Even though there is only one month until tax time it is still possible to pay less tax by doing a few simple things.
Salary sacrifice can be a great way to reduce your tax. If you are expecting an end of year bonus from your employer you could negotiate for it to be Salary Sacrificed into your super account. Salary sacrifice means all contributions are taken from your wages before tax. This in turn reduces your income and you’ll pay less tax as well.
Also, if your partner earns less than $34,488 a year, the government will pay a co contribution of 50c in every dollar contributed up to a maximum of $500.00. This is for after tax contributions from a spouse or partner. If you contributed $1000 to your partners super account the government will pay a rebate up to $500 maximum. What a great way to get $500 for free!
You can also claim the spouse super contributions tax offset but this is only for non working or low paid spouses. You can receive an 18% tax offset in your tax return (maximum of $540) if you contribute to their super and if they earn less than $10,800. The benefit reduces and cuts off altogether once the spouse earns $13,800.
Pre pay interest
If you have a loan for business purposes or perhaps investment property loans, you can prepay the interest for the year and claim an instant tax deduction. Of course, you need the spare cash, to be able to do this.

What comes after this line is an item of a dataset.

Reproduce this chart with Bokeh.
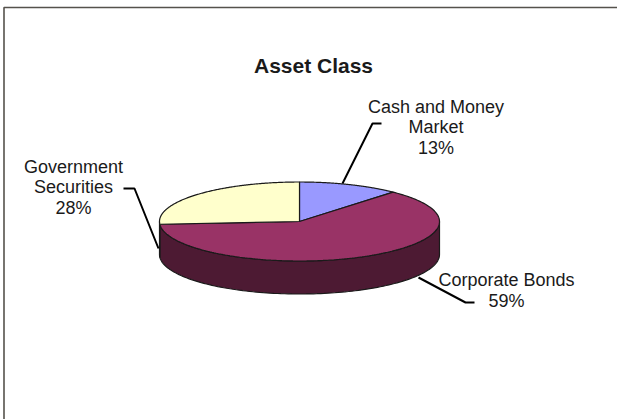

If you have investment property loans and you haven’t the spare cash to prepay interest you can also apply to the ATO for a PAYG income tax withholding variation. The link I have just added is for the online application of this variation form but you need to be very prepared before you start this process. The ATO will ask many questions such as dependants, income, tax file number, (ABN if you have one) all expenses for properties (rates, body corp etc) and many other questions. Have last years tax return with you, all your receipts, payslips etc and a cup of coffee. It may take you an hour or so but it will be well worth it. Instead of paying all these expenses through the year and then claiming them as a tax deduction at the end if year, this form allows the ATO to predict your deductions and take them out weekly, in advance. Say you’re due for a $5000 refund at the end of the year. After the calculations, they’ll divide the $5000 by 52 weeks and you’ll end up with $96.15 more in your wage packet each week. That’s why you have to be accurate though. Get the calculations wrong and you may end up having to pay some money to the ATO. I’ve done it before though and it’s reasonably straight forward.
Make sure you claim all expenses related to your job. Many things can be claimed as long as they are work related. Subscriptions, mobile phone costs, calculators, work boots, brief cases can be claimed without receipts if they are under $300 each. If you travel with work you may be able to claim air fairs, accommodation and meal expenses if staying overnight. You can also claim the fees paid to your accountant or tax agent for preparing your tax return.
Sell none performing assets
If you have some shares or other assets that are performing poorly you can sell them at a loss and claim them against any other income you make in that year. This will reduce any Capital Gains tax payable for that period. All capital losses are able to be accumulated going forward but you cannot claim a capital loss retrospectively (from previous period).